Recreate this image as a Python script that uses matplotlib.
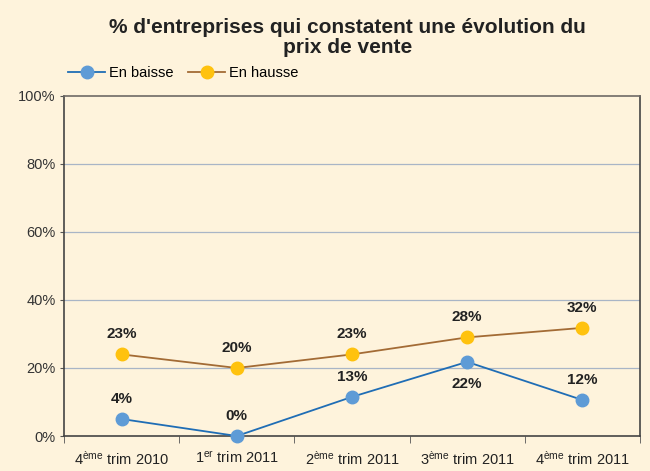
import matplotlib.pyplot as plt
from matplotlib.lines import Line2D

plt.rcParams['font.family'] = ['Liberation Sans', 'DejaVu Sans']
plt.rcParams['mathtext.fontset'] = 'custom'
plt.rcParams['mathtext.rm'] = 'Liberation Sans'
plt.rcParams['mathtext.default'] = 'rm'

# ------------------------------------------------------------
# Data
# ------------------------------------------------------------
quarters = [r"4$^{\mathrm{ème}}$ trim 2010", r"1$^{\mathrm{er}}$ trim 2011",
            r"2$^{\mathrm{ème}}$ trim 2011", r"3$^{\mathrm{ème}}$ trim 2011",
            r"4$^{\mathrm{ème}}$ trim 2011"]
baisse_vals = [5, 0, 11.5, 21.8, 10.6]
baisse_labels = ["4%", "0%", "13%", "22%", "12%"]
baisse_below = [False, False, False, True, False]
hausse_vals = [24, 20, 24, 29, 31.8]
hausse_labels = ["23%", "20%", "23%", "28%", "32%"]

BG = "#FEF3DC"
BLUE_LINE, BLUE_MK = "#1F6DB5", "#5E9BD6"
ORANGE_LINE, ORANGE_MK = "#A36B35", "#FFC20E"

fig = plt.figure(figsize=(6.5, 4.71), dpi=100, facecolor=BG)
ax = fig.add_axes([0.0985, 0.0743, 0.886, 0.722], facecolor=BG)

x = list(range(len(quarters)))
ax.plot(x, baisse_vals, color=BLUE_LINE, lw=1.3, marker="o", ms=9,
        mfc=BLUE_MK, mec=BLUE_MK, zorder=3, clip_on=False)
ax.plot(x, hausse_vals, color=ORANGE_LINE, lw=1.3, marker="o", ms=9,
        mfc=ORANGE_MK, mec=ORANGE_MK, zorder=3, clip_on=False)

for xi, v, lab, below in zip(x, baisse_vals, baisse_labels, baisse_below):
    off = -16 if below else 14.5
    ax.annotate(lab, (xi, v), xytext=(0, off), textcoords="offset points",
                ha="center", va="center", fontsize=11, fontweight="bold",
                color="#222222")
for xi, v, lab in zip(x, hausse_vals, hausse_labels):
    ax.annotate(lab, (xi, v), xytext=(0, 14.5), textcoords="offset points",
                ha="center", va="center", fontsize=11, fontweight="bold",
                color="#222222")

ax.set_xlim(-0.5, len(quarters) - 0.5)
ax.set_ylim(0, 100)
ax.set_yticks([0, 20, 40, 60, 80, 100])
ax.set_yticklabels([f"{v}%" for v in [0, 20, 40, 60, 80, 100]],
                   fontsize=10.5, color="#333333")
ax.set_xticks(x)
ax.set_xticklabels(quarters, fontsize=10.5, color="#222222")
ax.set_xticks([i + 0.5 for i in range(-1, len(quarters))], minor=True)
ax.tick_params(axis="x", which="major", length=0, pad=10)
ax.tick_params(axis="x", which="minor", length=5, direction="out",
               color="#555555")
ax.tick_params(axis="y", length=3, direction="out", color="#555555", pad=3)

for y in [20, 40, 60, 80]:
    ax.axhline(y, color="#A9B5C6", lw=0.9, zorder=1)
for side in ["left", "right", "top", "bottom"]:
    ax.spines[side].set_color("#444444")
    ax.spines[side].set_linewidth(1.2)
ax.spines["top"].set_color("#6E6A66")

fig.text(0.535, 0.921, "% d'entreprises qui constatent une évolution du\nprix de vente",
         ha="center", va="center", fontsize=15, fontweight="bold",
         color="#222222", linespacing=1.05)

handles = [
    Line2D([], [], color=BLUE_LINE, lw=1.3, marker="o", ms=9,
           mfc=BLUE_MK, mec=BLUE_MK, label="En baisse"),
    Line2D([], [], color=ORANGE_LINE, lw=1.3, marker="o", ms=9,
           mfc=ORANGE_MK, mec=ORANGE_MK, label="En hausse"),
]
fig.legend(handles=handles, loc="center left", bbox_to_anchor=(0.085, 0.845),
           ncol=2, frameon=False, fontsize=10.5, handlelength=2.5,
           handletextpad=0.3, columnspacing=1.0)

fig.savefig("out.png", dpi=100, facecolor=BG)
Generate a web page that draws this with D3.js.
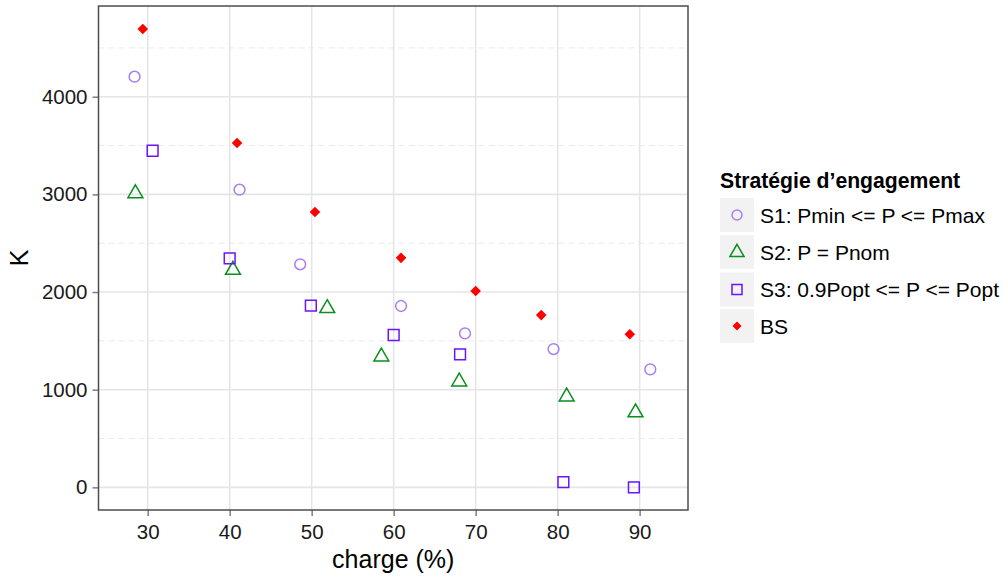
☆ ☆ ☆ ☆
▶ [WHAT TO DO] Only the lines from the start of the records above through the line containing "plt.rcParams['mathtext.default'] = 'rm'" should be returned, exactly and with both ends, please; the pictures stay out.

▶ [TASK RESULT]
Recreate this image as a Python script that uses matplotlib.
import matplotlib.pyplot as plt
from matplotlib.lines import Line2D

plt.rcParams['font.family'] = ['Liberation Sans', 'DejaVu Sans']
plt.rcParams['mathtext.fontset'] = 'custom'
plt.rcParams['mathtext.rm'] = 'Liberation Sans'
plt.rcParams['mathtext.default'] = 'rm'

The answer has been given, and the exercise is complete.